▸ Supplied data
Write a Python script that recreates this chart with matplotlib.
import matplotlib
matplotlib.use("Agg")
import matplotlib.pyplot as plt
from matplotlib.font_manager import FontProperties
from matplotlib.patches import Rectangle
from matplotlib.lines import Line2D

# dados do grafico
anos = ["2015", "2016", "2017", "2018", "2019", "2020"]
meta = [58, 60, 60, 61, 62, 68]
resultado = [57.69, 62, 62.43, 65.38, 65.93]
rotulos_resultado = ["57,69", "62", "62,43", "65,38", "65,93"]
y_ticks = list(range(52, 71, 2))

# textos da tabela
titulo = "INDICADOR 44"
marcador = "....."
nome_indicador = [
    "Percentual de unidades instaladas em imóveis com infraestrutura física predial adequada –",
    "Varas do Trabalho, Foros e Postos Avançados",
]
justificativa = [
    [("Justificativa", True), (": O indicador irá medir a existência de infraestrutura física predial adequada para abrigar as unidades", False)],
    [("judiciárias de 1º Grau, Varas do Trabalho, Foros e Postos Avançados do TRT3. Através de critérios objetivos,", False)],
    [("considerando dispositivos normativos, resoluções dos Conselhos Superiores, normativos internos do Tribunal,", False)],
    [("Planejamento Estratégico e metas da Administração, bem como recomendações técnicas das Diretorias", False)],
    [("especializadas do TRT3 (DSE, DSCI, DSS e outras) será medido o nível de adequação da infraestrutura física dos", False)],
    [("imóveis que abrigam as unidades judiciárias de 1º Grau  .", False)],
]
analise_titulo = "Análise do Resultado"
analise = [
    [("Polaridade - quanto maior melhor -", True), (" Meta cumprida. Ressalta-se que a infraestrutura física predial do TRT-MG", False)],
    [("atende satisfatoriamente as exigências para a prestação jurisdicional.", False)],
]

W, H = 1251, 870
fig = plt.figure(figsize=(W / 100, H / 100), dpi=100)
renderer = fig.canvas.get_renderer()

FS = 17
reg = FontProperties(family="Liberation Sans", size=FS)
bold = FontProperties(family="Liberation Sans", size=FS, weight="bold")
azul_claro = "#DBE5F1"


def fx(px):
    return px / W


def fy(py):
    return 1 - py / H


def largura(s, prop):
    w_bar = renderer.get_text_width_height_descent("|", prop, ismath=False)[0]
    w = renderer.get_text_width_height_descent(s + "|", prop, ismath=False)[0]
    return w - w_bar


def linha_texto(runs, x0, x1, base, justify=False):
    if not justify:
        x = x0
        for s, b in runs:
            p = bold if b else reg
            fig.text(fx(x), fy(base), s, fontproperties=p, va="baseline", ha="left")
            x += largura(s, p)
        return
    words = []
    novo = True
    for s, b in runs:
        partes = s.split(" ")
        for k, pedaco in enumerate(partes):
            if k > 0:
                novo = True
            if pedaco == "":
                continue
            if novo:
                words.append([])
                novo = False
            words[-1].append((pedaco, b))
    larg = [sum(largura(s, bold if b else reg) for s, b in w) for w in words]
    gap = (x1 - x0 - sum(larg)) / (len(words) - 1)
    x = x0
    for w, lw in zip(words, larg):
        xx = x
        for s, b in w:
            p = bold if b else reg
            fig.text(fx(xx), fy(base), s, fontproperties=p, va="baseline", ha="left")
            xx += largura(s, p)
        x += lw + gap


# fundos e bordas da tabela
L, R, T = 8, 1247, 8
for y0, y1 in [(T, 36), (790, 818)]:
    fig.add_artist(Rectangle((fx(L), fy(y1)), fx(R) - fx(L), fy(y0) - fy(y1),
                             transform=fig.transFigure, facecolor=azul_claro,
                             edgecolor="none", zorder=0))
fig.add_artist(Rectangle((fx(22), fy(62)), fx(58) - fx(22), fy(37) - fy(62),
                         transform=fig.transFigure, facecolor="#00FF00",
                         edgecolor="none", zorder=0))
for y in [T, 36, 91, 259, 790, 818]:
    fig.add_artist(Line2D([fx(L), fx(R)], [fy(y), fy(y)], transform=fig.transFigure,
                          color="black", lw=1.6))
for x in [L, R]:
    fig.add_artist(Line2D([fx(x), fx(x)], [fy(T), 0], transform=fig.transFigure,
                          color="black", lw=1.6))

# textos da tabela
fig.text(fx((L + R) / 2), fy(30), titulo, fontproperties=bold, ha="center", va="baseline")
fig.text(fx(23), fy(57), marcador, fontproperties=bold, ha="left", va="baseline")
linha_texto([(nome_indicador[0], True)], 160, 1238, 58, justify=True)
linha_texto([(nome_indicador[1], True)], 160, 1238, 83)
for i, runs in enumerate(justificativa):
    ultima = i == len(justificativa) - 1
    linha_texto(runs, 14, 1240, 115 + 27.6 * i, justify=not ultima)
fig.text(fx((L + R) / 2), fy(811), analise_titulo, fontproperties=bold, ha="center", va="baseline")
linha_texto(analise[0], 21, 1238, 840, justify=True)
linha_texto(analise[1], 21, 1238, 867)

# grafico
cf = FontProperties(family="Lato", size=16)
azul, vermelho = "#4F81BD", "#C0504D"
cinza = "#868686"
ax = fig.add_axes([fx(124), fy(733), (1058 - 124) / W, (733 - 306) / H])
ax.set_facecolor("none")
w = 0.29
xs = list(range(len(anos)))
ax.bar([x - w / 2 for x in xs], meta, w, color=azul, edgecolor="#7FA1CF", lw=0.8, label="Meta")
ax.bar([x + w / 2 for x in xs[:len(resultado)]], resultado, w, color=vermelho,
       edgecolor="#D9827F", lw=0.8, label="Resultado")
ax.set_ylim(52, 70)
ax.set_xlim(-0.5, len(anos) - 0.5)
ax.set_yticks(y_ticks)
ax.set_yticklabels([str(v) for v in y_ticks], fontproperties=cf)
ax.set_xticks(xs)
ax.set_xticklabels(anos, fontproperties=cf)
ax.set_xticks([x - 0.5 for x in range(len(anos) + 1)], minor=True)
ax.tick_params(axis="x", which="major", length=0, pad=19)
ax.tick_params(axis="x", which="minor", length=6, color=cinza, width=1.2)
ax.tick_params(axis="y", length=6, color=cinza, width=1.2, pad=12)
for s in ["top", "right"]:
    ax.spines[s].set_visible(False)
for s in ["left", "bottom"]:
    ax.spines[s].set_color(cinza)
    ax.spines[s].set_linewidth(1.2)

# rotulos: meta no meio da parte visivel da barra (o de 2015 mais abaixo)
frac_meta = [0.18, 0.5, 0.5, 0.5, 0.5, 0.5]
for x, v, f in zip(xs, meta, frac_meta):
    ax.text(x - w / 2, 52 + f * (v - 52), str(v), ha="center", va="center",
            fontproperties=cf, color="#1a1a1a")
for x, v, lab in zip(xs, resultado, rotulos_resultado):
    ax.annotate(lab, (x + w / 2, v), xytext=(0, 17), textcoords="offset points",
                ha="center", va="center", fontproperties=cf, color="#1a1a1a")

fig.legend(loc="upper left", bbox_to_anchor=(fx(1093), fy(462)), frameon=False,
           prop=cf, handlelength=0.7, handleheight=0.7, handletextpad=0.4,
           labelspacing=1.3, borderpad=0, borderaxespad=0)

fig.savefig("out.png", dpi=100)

▸ Work required
Only the lines from the beginning of the material to the line containing "y_ticks = list(range(52, 71, 2))" should be echoed, verbatim and in full.

▸ Solution to this problem
Write a Python script that recreates this chart with matplotlib.
import matplotlib
matplotlib.use("Agg")
import matplotlib.pyplot as plt
from matplotlib.font_manager import FontProperties
from matplotlib.patches import Rectangle
from matplotlib.lines import Line2D

# dados do grafico
anos = ["2015", "2016", "2017", "2018", "2019", "2020"]
meta = [58, 60, 60, 61, 62, 68]
resultado = [57.69, 62, 62.43, 65.38, 65.93]
rotulos_resultado = ["57,69", "62", "62,43", "65,38", "65,93"]
y_ticks = list(range(52, 71, 2))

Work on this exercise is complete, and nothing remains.